Braathen’s skiing looked fluid and confident on a hill that was anything but predictable. The course had been prepped inline with FIS guidelines and was water injected, however, the rather flat course caused many to struggle. Adaptability was everything—and Braathen adapted better than anyone. At the end of run one, he still held nearly a one-second lead as no-one came close to the Brazilian.
Behind him sat a Swiss wall: Odermatt in second, followed by Loïc Meillard and Thomas Tumler. France’s Léo Anguenot was fifth, and Norway’s Henrik Kristoffersen sixth, while Braathen’s close friend Atle Lie McGrath sat eighth—more than two seconds back.
For Team USA, River Radamus finished run one in 12th, Ryder Sarchett 29th, while Kyle Negomir did not finish. Australia’s Harry Laidlaw was 28th after the first run.
But the story for run 2 was clear: it would be Braathen vs. the Swiss.

Run 2: Holding His Nerve
With soft snow deteriorating and visibility fluctuating, run two became a survival test.
Odermatt pushed hard, throwing down a time that would ultimately secure silver. Meillard stayed composed for bronze. McGrath charged in the second run, moving up to fifth and bumping Anguenot to sixth. Kristoffersen finished eighth.
Then it was down to Braathen. He didn’t need to win the run—just control it. And that’s exactly what he did. Clean transitions. Smart line. No panic. He crossed the line still in green with a final margin of 0.58 seconds over Odermatt. Loic Meillard in third place sat more than 1.5 seconds back. It was gold for Brazil.
The victory marked the first Winter Olympic medal in Brazilian history—a breakthrough moment not just for Braathen, but for an entire nation rarely associated with snow sports. When we spoke with Braathen five months ago, the Norwegian-Brazilian athlete stated he was hoping to use his dual citizenship as his superpower for the upcoming season, and it can be safely said that today, he did.
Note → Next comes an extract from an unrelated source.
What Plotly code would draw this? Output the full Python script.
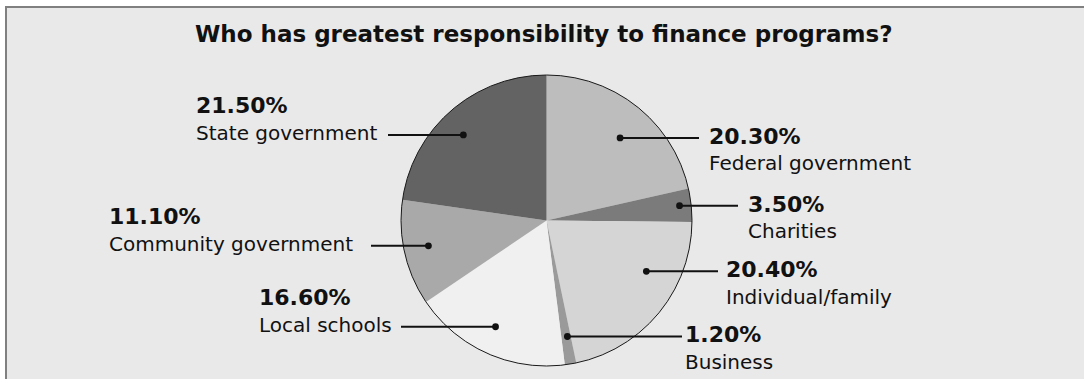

Milano Cortina 2026 has delivered plenty of drama, but this was something different: a near one-second first-run lead converted into Olympic gold under pressure. The fact that Braathen managed to hold on to the majority of his lead on Odermatt despite competing run 2 as 30th skier shows that his first run was not a fluke or stroke of luck but down to skill.
For the Americans, River Radamus finished the race as the top-seeded American, ending up 17th. “It’s a tough business,” Radamus said. “I devote my entire life to standing on that podium knowing full well that the odds are against me so it’s difficult on a day like this.”He added, that “it’s a blessing to take part in this and it’s a blessing to be able to dream and to be able to try. I wish I had the best skiing to be on that podium, but I don’t have a lot of regrets.”
Sarchett improved on his second run to finish 25th in his Olympic debut. “To be able to do this at 22 I’m really stoked,” Sarchett said. “I had some great turns on the second run.”
There’s one final men’s race left on the Olympic alpine calendar: slalom on February 16, while the women compete in GS tomorrow, Sunday, February 15, in Cortina d’Ampezzo.